11. Pops physically punished Bubba Boyd for speaking ill of Sarah: "The fury that exploded and the speed with which it arrived frightened m—it was as if a raging magma, held down for so long by rearing and position ruptured its vessel and spewed forth in an overpowering surge." How does this capacity to become enraged fit with the rest of Pops’ character?

12. Describe the turmoil that Buzzy suffered between when he witnessed the attack on Paul and when he finally confessed to Kevin. What would you have done in his place?

13. When Buzzy got an A in school, his father’s reaction was surprising to Kevin: "Buzzy the Brain, gonna live above his rearin." Why would a parent react like that? What did that statement make Kevin realize about the truth of living in the hollow?

14. "It’s like you own the universe." Why did Tilroy attack Paul?

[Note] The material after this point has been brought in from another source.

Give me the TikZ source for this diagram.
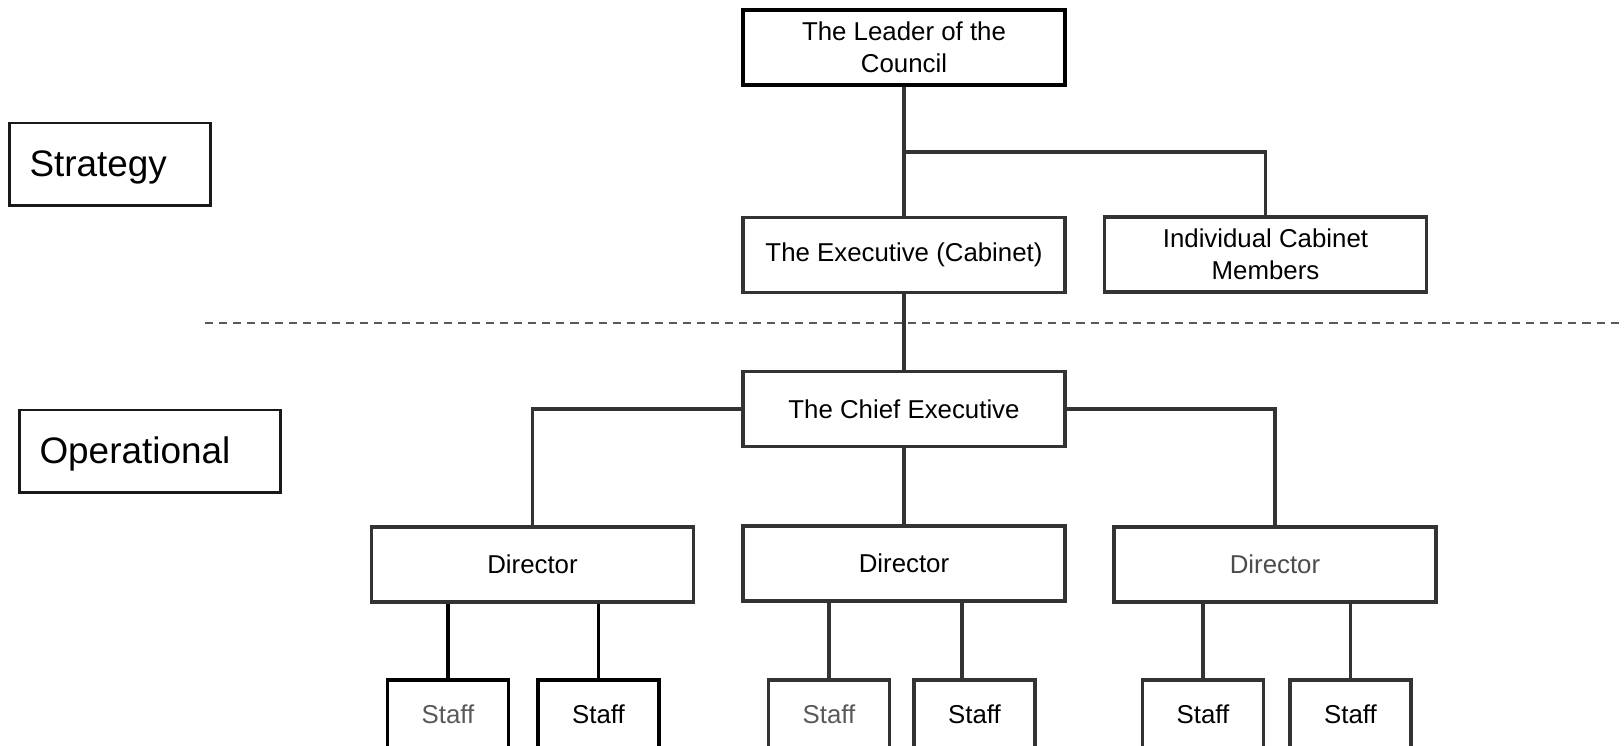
\documentclass[tikz,border=0pt]{standalone}
\usepackage{fontspec}
\setmainfont{Liberation Sans}
\usepackage{tikz}

\tikzset{
  box/.style={draw=black!80, line width=1.9pt, minimum width=6.44cm, minimum height=1.5cm, align=center, font=\fontsize{14.7}{18}\selectfont},
  staffbox/.style={box, minimum width=2.42cm, minimum height=1.36cm},
  tier/.style={draw=black!90, line width=1.7pt, align=left, inner xsep=0.4cm, text height=18.5pt, text depth=4.5pt, minimum height=1.66cm, font=\fontsize{21}{25}\selectfont},
  link/.style={draw=black!80, line width=2pt},
  cut/.style={draw=black!65, line width=1.3pt, dash pattern=on 4.6pt off 3.4pt}
}

\begin{document}
\begin{tikzpicture}[x=0.02cm,y=-0.02cm]
\useasboundingbox (0,0) rectangle (1624,746);
\node[tier, text width=3.22cm] (strategy) at (110,164.5) {Strategy};
\node[tier, text width=4.42cm] (operational) at (150,451.5) {Operational};
\coordinate (cut west) at (205,323);
\coordinate (cut east) at (1624,323);
\draw[cut] (cut west) -- (cut east);
\node[box, draw=black, line width=2.4pt] (leader) at (904,47.5) {The Leader of the\\Council};
\node[box] (exec) at (904,255) {The Executive (Cabinet)};
\node[box] (indiv) at (1265.5,254.5) {Individual Cabinet\\Members};
\node[box] (chief) at (904,409) {The Chief Executive};
\node[box] (d1) at (532.5,564.5) {Director};
\node[box] (d2) at (904,563.5) {Director};
\node[box, text=black!70] (d3) at (1275,564.5) {Director};
\coordinate (fork) at (904,152);
\draw[link] (leader) -- (exec);
\draw[link] (fork) -| (indiv);
\draw[link] (exec) -- (chief);
\draw[link] (chief) -| (d1);
\draw[link] (chief) -- (d2);
\draw[link] (chief) -| (d3);
\foreach \n/\x/\o/\d/\c/\k in {1/448/0/d1/black!65/black, 2/598.5/0/d1/black/black, 3/829/0/d2/black!65/black!80, 4/974.5/-0.25/d2/black/black!80, 5/1203/0/d3/black/black!80, 6/1350.5/0/d3/black/black!80}
{
  \node[staffbox, text=\c, draw=\k] (s\n) at (\x,714) {Staff};
  \draw[link, draw=\k] ([xshift=\o cm]s\n.north) -- ([xshift=\o cm]s\n.north |- \d.south);
}
\end{tikzpicture}
\end{document}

15. Pops tells the boys about the magic and power he felt after climbing Red Cloud, a feeling he compares to theirs upon climbing Old Blue on their tramp, and Kevin feels he understands the new knowledge: "Yesterday was the hardest thing I’ve ever done in my life. The whole day was a test. I know I can do harder things, now." What other experiences in the story brought out similar reactions in Kevin and Buzzy? Do you think that the "magic" of Red Cloud or the white stag can really exist?

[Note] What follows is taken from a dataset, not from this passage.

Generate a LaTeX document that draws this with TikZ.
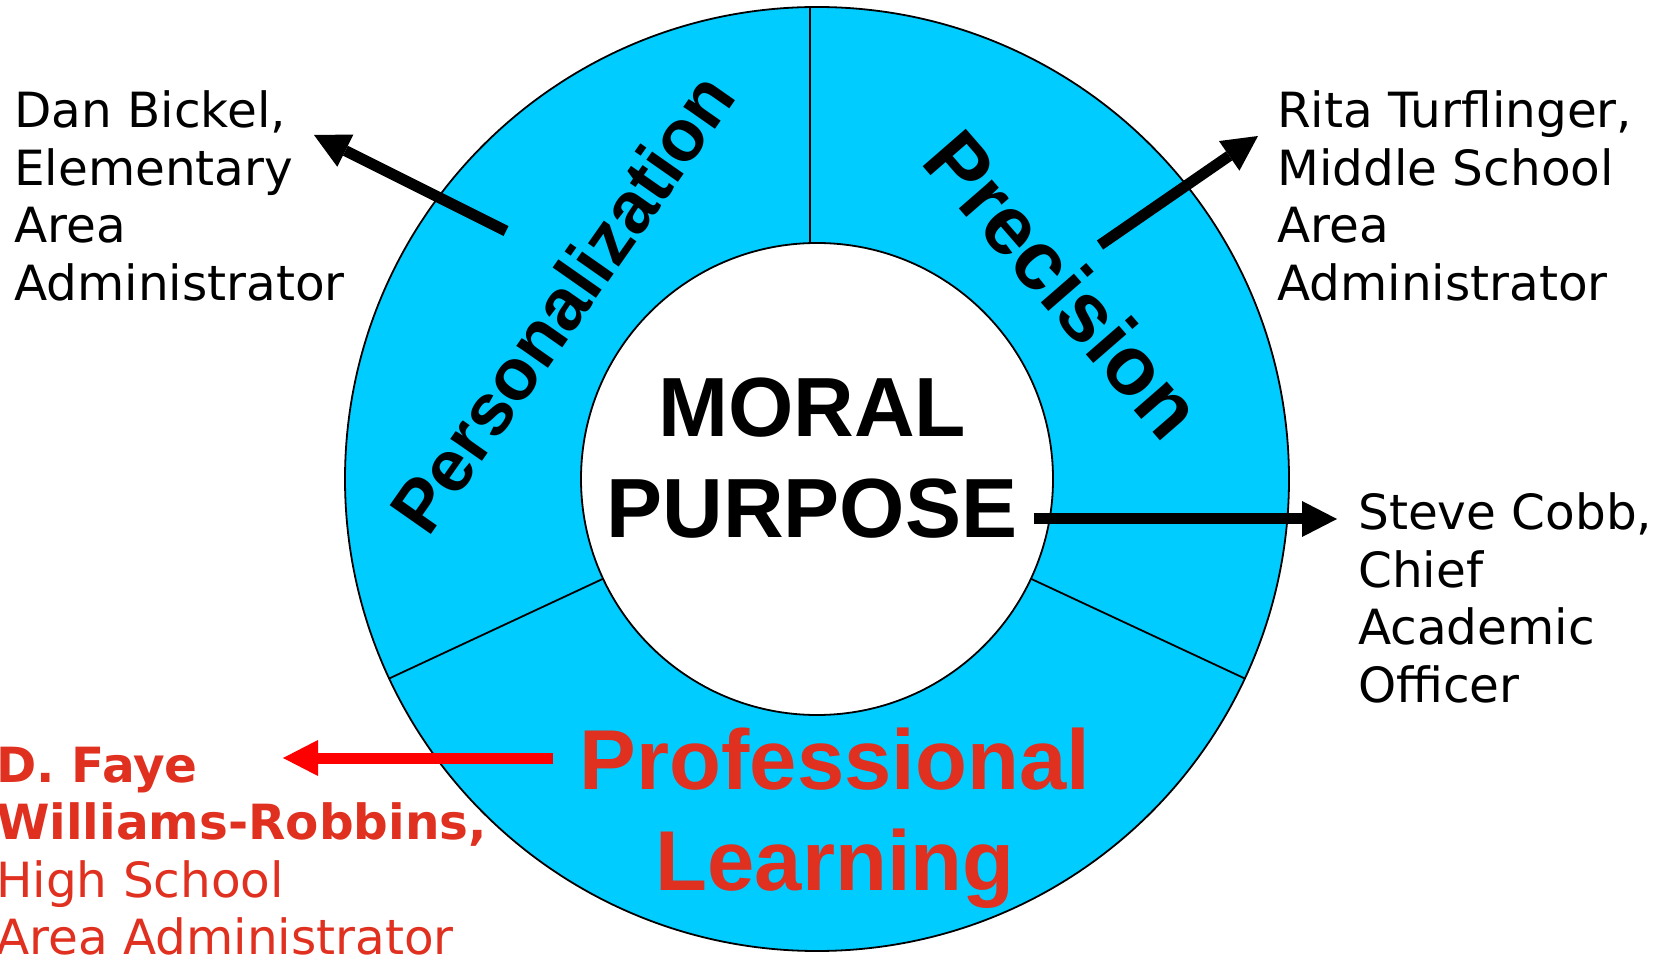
\documentclass[tikz,border=0pt]{standalone}
\usepackage{fontspec}
\setmainfont{DejaVu Sans}
\newfontfamily\arialfont{Liberation Sans}
\usetikzlibrary{arrows.meta}
\definecolor{ringcyan}{RGB}{0,204,255}
\definecolor{textred}{RGB}{224,48,32}
\definecolor{arrowred}{RGB}{255,0,0}
\begin{document}
\begin{tikzpicture}[x=1pt,y=1pt,
  namebox/.style={inner sep=0pt, anchor=base west, font=\fontsize{48.5}{57.5}\selectfont},
  biglabel/.style={inner sep=0pt, anchor=base, font=\arialfont\bfseries\fontsize{84}{95}\selectfont},
  ringlabel/.style={inner sep=0pt, font=\arialfont\bfseries\fontsize{73}{80}\selectfont},
  outline/.style={line width=1.8pt, black},
  bigarrow/.style={line width=11pt, -{Triangle[length=35pt,width=36pt,line width=0pt]}},
]
\useasboundingbox (0,0) rectangle (1661,959);
\coordinate (C) at (817,480);
% ring
\fill[ringcyan] (C) circle (472);
\draw[outline] (C) circle (472);
\fill[white] (C) circle (236);
\draw[outline] (C) circle (236);
% dividers
\coordinate (vTop) at (810,952);
\coordinate (vBot) at (810,716);
\draw[outline] (vTop) -- (vBot);
\coordinate (lIn) at ([shift={(205:236)}]C);
\coordinate (lOut) at ([shift={(205:472)}]C);
\draw[outline] (lIn) -- (lOut);
\coordinate (rIn) at ([shift={(-25:236)}]C);
\coordinate (rOut) at ([shift={(-25:472)}]C);
\draw[outline] (rIn) -- (rOut);
% center labels
\node[biglabel] (moral) at (812,522) {MORAL};
\node[biglabel] (purpose) at (812,421) {PURPOSE};
\node[biglabel, text=textred, font=\arialfont\bfseries\fontsize{85}{95}\selectfont] (prof) at (835,170) {Professional};
\node[biglabel, text=textred, font=\arialfont\bfseries\fontsize{85}{95}\selectfont] (learn) at (835,69) {Learning};
\node[ringlabel, rotate=55] (pers) at (562,656) {Personalization};
\node[ringlabel, rotate=-49, font=\arialfont\bfseries\fontsize{83}{90}\selectfont] (prec) at (1064,675) {Precision};
% name blocks
\node[namebox] (dan) at (14,831) {\begin{tabular}[t]{@{}l@{}}Dan Bickel,\\Elementary\\Area\\Administrator\end{tabular}};
\node[namebox] (rita) at (1277,831) {\begin{tabular}[t]{@{}l@{}}Rita Turflinger,\\Middle School\\Area\\Administrator\end{tabular}};
\node[namebox] (steve) at (1358,429) {\begin{tabular}[t]{@{}l@{}}Steve Cobb,\\Chief\\Academic\\Officer\end{tabular}};
\node[namebox, text=textred] (faye) at (-4,177) {\begin{tabular}[t]{@{}l@{}}{\bfseries D. Faye}\\{\bfseries Williams-Robbins,}\\High School\\Area Administrator\end{tabular}};
% arrows
\coordinate (danS) at (506,728);
\coordinate (danT) at (314,824);
\coordinate (ritaS) at (1100,714);
\coordinate (ritaT) at (1258,823);
\coordinate (steveS) at (1034,440);
\coordinate (steveT) at (1337,440);
\coordinate (fayeS) at (553,201);
\coordinate (fayeT) at (283,201);
\draw[bigarrow] (danS) -- (danT);
\draw[bigarrow] (ritaS) -- (ritaT);
\draw[bigarrow] (steveS) -- (steveT);
\draw[bigarrow, arrowred] (fayeS) -- (fayeT);
\end{tikzpicture}
\end{document}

16. How did the difficult and daring rescue of Pops help Kevin (and Buzzy) complete his summer transformation from boy to man?

17. Kevin finds a moment of connection and empathy when he considers Tilroy’s body for a final time: "I stayed for just a moment more and thought about my own father; how I still wanted his approval, still craved his love, still drank up drops of attention. I considered the shell of Tilroy one last time and pondered the certainty of rearing; the inevitability of desire; and the turn life takes when the two are set hard against." How was he able to call up understanding for this troubled young man who violently killed a good man and shot Kevin’s own grandfather and friend? How would you have felt in Kevin’s place?

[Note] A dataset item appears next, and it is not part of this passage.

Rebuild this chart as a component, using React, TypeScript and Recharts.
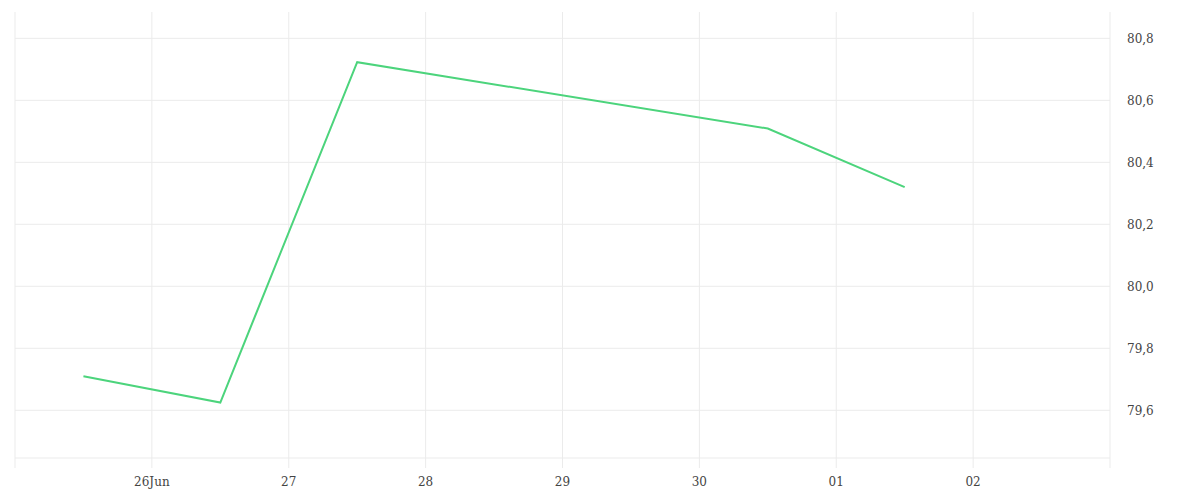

18. Considering what happened by the end of the summer to all the different characters—Kevin and his family, Buzzy and his, Tilroy and his, Paul and Paitsel—do you find everyone’s transformations (or lack of) satisfying? Why or why not?

19. Kevin and Buzzy have changed since they became fast friends the summer that Kevin moved to Medgar. Buzzy expresses his envy of Kevin and the life he always knew Kevin would have, even when they were young. What kept the boys so close together during their teenage years, and why have they grown up to have such dissimilar lives? Do you think either of them could have done anything to maintain their close relationship?

20. The lingering effects of violence are an important theme in the novel. How does the violence done to the mountains serve as an allegory for the violence perpetrated by and done to characters in the novel?